* Goal of the exercise:
Starting at the first line of the entries below, restate each line exactly until you reach the line with "XAxis, YAxis, ReferenceLine", and print that one too. Leave the pictures out and stop there.

* Recorded data:
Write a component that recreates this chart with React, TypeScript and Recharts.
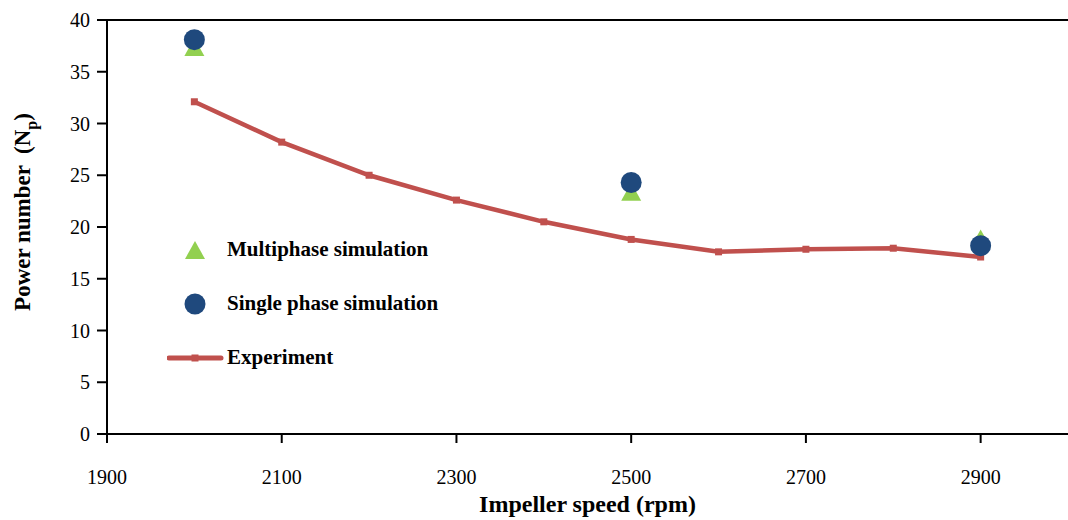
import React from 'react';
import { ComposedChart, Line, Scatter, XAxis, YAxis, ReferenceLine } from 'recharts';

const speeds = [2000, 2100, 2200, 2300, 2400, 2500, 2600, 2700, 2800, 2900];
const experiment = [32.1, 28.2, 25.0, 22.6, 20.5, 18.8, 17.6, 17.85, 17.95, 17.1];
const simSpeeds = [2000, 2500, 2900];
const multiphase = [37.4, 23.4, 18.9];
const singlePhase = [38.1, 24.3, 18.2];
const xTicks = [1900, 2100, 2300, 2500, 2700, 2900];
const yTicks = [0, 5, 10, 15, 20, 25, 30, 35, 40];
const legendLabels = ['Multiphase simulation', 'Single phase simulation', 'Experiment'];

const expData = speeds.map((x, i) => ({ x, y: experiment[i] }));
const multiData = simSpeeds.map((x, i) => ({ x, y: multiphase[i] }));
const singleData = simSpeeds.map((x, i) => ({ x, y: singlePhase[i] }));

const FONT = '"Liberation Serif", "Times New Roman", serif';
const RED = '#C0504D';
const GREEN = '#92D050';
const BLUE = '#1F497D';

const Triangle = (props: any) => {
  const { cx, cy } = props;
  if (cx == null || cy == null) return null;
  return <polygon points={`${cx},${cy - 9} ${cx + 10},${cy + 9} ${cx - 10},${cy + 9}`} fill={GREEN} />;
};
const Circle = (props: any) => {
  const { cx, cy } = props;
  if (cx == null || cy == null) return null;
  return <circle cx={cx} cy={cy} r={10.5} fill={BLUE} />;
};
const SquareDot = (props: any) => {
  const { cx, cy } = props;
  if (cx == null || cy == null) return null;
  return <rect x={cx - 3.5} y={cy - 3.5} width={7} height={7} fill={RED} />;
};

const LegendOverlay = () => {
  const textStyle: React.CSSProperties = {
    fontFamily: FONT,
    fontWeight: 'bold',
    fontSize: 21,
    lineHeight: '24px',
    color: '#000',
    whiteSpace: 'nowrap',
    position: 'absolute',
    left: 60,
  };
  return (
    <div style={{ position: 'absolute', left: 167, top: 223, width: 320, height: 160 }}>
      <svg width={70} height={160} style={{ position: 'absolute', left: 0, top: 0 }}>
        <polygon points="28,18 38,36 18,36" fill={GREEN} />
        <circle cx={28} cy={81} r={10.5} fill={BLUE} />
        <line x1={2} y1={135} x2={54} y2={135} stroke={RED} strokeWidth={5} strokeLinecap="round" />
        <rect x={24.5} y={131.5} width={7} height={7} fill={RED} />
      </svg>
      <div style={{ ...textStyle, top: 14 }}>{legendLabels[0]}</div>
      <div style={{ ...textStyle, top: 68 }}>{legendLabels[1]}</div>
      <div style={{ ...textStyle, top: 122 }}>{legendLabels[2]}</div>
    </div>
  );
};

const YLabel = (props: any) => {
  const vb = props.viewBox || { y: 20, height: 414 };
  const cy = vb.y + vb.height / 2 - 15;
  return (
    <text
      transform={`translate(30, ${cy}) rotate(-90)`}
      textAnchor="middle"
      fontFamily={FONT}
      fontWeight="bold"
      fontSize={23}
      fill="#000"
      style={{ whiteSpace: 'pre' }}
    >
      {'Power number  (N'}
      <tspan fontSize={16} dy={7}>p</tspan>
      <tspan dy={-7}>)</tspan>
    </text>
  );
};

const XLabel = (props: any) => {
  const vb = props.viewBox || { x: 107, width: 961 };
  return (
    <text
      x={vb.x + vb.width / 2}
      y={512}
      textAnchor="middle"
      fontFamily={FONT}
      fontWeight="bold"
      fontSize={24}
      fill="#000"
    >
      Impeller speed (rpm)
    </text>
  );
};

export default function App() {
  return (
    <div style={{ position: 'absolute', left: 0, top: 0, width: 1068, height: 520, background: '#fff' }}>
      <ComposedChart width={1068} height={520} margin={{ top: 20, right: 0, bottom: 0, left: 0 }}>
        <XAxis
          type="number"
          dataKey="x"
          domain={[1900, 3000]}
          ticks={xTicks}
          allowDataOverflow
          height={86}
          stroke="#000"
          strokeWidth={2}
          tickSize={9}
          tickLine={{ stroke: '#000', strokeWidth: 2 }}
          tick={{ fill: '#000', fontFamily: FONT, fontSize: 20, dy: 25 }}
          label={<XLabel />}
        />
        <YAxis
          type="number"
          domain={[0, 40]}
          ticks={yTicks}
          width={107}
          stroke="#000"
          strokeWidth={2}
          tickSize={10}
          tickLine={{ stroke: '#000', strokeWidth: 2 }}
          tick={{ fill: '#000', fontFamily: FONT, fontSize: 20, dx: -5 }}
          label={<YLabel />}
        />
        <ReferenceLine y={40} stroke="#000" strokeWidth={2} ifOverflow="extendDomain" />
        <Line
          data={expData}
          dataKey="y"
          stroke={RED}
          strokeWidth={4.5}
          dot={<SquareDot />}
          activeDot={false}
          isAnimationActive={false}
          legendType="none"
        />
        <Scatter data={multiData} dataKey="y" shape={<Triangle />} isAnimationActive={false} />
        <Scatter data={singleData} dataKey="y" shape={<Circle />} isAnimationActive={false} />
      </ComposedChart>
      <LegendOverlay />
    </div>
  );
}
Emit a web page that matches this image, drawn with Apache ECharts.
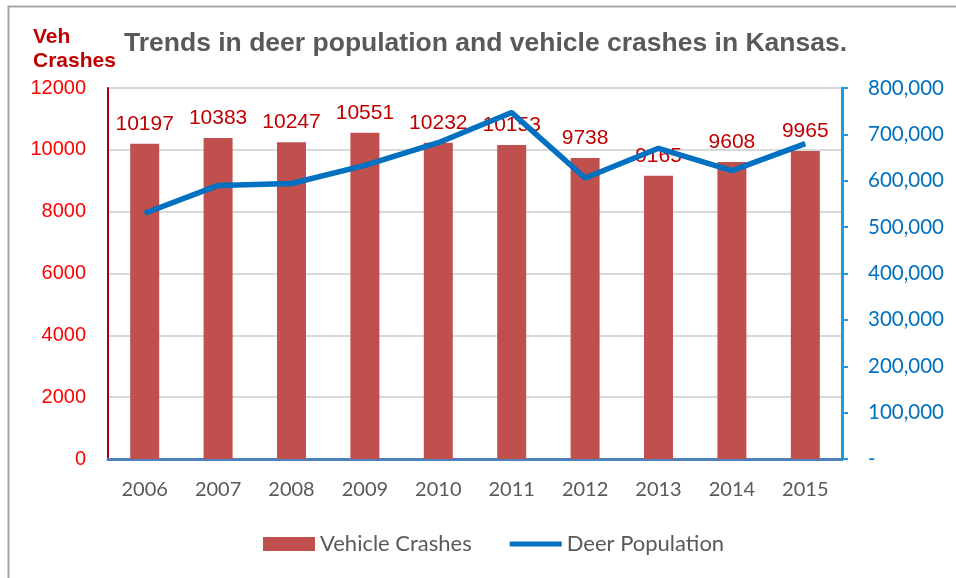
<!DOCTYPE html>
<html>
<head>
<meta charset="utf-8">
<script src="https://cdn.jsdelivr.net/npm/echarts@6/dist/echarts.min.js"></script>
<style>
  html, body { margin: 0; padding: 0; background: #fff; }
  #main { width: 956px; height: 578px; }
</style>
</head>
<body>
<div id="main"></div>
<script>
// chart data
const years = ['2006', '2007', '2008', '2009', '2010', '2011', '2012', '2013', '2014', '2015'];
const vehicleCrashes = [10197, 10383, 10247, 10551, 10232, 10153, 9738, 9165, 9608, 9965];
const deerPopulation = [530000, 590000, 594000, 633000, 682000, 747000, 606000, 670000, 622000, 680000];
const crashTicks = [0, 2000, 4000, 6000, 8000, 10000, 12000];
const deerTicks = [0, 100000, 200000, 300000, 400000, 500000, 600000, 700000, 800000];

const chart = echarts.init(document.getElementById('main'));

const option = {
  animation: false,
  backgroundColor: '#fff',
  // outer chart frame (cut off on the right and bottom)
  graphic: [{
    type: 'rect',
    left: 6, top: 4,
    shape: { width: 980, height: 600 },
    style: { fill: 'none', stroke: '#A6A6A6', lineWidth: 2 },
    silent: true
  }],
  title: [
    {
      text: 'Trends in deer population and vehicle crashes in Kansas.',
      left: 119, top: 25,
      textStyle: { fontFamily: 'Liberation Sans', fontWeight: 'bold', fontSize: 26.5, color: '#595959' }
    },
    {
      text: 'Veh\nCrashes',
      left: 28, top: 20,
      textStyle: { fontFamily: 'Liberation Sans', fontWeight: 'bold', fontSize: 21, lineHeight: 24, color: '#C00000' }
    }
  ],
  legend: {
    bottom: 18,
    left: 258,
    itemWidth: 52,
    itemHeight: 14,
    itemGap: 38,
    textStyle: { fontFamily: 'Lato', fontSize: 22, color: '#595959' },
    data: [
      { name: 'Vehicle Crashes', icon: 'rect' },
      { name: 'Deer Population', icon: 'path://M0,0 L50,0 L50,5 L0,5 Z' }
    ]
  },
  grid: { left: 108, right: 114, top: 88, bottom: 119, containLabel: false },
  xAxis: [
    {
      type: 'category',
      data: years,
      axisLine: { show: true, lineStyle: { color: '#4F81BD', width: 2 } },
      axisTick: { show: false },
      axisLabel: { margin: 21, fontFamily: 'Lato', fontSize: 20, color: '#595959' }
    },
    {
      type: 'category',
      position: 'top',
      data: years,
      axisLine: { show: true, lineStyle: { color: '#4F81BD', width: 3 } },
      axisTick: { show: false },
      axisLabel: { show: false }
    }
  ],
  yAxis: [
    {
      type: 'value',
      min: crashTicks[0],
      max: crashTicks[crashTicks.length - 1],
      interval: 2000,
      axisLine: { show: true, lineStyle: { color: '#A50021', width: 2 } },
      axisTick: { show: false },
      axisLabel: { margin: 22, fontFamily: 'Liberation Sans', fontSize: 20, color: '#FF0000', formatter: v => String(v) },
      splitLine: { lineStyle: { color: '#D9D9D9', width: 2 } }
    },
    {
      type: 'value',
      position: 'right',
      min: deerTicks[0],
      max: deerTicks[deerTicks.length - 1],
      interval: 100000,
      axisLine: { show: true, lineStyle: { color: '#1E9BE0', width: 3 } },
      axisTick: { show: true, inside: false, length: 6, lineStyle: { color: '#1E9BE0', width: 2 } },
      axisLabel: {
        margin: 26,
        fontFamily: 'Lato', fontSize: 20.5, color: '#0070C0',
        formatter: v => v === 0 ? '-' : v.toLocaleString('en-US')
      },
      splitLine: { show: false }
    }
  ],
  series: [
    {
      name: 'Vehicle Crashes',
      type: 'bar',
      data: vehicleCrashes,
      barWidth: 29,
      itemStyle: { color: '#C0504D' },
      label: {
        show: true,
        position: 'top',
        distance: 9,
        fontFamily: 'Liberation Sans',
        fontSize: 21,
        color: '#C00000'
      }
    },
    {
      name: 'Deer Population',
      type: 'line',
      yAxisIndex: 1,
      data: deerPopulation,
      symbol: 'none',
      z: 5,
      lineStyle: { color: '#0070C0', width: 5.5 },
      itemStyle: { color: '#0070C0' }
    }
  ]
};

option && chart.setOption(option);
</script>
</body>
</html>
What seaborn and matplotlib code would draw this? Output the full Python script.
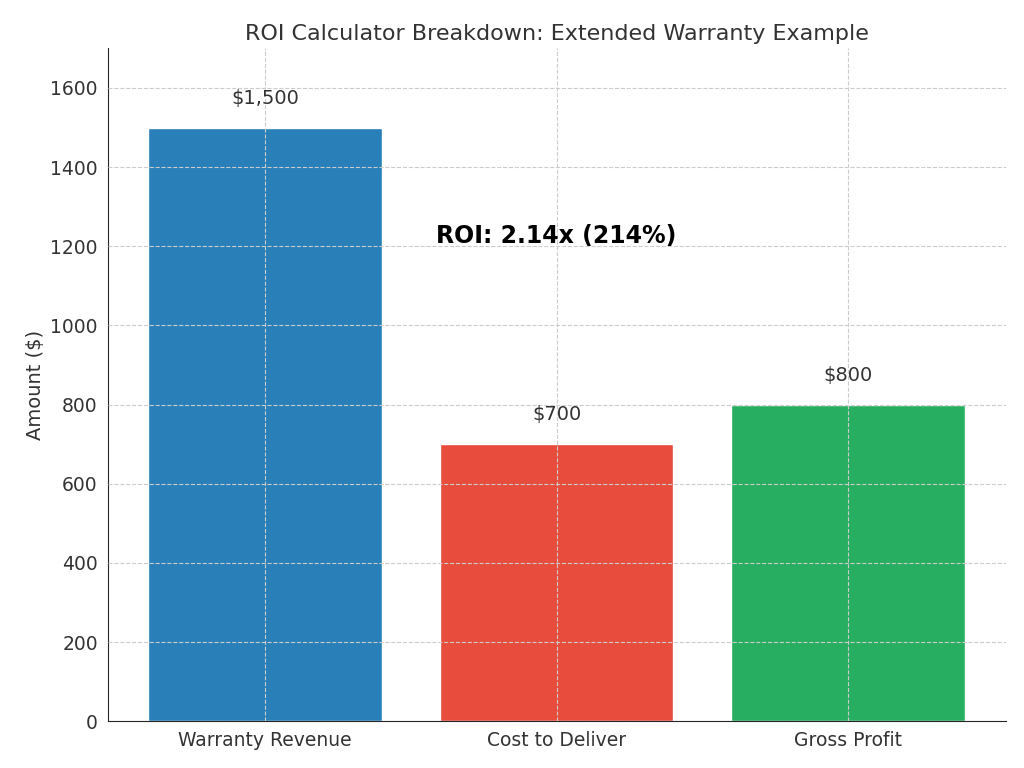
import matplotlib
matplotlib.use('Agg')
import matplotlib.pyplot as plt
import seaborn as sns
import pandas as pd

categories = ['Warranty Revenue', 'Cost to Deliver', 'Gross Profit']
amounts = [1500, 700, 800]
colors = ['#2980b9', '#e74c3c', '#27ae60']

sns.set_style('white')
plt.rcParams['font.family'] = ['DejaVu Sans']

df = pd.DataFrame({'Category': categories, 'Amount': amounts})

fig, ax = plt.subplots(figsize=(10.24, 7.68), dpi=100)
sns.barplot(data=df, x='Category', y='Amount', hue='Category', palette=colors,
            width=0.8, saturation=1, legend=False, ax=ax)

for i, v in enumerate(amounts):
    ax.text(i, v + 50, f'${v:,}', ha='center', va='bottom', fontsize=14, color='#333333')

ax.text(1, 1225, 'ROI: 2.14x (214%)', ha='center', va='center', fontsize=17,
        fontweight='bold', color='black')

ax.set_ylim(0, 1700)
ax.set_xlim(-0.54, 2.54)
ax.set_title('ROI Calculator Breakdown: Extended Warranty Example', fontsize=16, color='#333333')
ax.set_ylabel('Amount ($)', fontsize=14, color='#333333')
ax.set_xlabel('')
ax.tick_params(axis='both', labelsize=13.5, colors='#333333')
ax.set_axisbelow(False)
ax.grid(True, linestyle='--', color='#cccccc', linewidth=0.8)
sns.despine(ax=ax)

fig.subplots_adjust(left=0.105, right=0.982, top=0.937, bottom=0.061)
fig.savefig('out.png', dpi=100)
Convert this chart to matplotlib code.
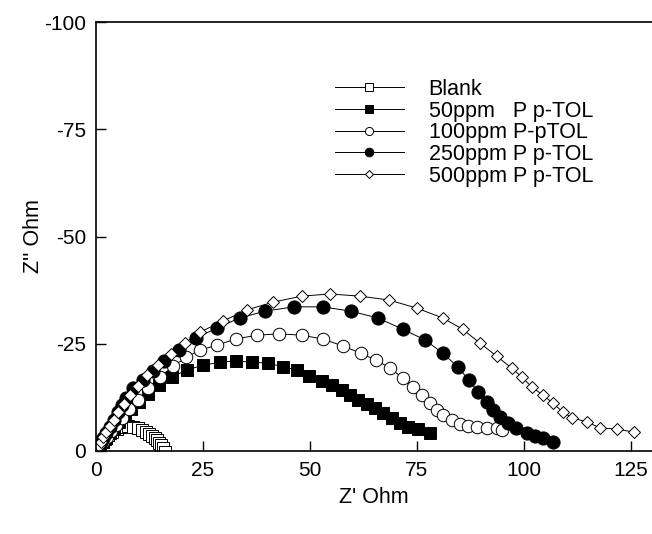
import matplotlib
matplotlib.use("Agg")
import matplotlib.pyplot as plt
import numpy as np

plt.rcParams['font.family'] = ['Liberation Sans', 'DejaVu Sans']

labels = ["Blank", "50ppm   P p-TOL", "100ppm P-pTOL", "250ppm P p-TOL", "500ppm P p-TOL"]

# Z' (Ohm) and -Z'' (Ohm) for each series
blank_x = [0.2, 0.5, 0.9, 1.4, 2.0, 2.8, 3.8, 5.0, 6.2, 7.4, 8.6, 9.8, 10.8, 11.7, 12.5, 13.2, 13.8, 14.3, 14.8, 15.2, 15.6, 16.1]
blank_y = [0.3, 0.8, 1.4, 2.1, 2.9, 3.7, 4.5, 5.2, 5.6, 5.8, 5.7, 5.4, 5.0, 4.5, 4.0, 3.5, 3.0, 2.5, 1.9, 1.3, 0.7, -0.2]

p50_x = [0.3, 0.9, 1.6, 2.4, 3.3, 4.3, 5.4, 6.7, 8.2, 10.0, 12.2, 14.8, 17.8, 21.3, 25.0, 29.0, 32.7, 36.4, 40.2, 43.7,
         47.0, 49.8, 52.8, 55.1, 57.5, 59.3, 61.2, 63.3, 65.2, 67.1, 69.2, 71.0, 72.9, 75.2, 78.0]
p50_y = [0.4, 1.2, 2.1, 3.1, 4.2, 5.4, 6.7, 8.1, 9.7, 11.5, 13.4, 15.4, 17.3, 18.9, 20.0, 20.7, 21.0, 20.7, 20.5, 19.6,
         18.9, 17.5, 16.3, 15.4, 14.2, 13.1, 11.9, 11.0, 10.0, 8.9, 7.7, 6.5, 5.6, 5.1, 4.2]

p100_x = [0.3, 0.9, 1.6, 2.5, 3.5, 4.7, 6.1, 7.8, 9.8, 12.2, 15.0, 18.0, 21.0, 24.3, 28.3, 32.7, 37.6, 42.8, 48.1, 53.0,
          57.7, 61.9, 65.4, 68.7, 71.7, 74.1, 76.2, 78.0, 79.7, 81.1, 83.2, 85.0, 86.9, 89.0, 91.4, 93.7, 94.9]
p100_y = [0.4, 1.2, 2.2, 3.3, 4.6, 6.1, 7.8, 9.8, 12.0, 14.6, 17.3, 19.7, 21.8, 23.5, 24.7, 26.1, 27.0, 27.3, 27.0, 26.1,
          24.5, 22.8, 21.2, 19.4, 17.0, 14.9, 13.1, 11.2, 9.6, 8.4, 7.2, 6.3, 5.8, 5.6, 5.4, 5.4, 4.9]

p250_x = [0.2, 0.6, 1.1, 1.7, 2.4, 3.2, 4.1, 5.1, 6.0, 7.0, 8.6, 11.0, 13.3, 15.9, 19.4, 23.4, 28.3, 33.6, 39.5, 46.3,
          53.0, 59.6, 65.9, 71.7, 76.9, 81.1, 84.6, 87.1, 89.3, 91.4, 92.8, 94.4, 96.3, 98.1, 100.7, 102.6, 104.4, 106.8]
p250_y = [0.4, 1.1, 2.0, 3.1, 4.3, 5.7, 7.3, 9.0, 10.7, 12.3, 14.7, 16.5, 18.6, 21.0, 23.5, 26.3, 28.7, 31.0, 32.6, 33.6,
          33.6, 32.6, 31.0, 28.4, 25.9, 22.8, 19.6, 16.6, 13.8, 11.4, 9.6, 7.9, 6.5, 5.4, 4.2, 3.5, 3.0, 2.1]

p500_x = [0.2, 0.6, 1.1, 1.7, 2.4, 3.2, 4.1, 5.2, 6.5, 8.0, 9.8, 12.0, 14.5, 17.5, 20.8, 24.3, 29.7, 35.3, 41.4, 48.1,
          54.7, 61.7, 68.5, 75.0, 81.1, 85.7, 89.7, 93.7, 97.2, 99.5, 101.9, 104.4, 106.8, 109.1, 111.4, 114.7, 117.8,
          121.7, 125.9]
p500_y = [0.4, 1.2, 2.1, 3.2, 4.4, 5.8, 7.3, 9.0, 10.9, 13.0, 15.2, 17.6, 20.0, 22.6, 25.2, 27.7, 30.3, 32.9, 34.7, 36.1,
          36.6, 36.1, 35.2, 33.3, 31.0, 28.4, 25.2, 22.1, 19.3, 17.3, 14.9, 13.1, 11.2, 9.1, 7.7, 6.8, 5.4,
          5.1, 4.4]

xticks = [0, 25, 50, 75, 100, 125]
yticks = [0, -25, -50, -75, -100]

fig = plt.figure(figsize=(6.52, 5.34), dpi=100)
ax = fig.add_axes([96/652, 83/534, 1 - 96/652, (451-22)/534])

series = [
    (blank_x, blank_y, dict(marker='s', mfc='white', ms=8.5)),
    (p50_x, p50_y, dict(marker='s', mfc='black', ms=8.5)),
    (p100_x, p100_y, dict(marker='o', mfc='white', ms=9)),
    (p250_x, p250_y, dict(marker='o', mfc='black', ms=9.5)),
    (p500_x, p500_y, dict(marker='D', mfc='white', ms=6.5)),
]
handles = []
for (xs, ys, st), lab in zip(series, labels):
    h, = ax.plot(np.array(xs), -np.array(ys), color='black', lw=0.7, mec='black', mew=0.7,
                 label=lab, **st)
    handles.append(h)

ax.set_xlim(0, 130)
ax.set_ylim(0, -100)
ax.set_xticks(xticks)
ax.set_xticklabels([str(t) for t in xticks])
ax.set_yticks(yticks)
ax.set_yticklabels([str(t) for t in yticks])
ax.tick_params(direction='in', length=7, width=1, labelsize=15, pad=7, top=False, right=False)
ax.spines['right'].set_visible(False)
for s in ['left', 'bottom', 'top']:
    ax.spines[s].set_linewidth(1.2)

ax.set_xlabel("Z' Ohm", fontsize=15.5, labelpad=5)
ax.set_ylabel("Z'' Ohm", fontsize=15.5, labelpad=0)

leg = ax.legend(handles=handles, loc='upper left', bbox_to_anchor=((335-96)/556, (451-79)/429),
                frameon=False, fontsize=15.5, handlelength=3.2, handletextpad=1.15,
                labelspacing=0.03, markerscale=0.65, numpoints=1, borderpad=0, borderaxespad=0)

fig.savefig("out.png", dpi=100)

* Result for this task:
Write a component that recreates this chart with React, TypeScript and Recharts.
import React from 'react';
import { ComposedChart, Line, Scatter, XAxis, YAxis, ReferenceLine } from 'recharts';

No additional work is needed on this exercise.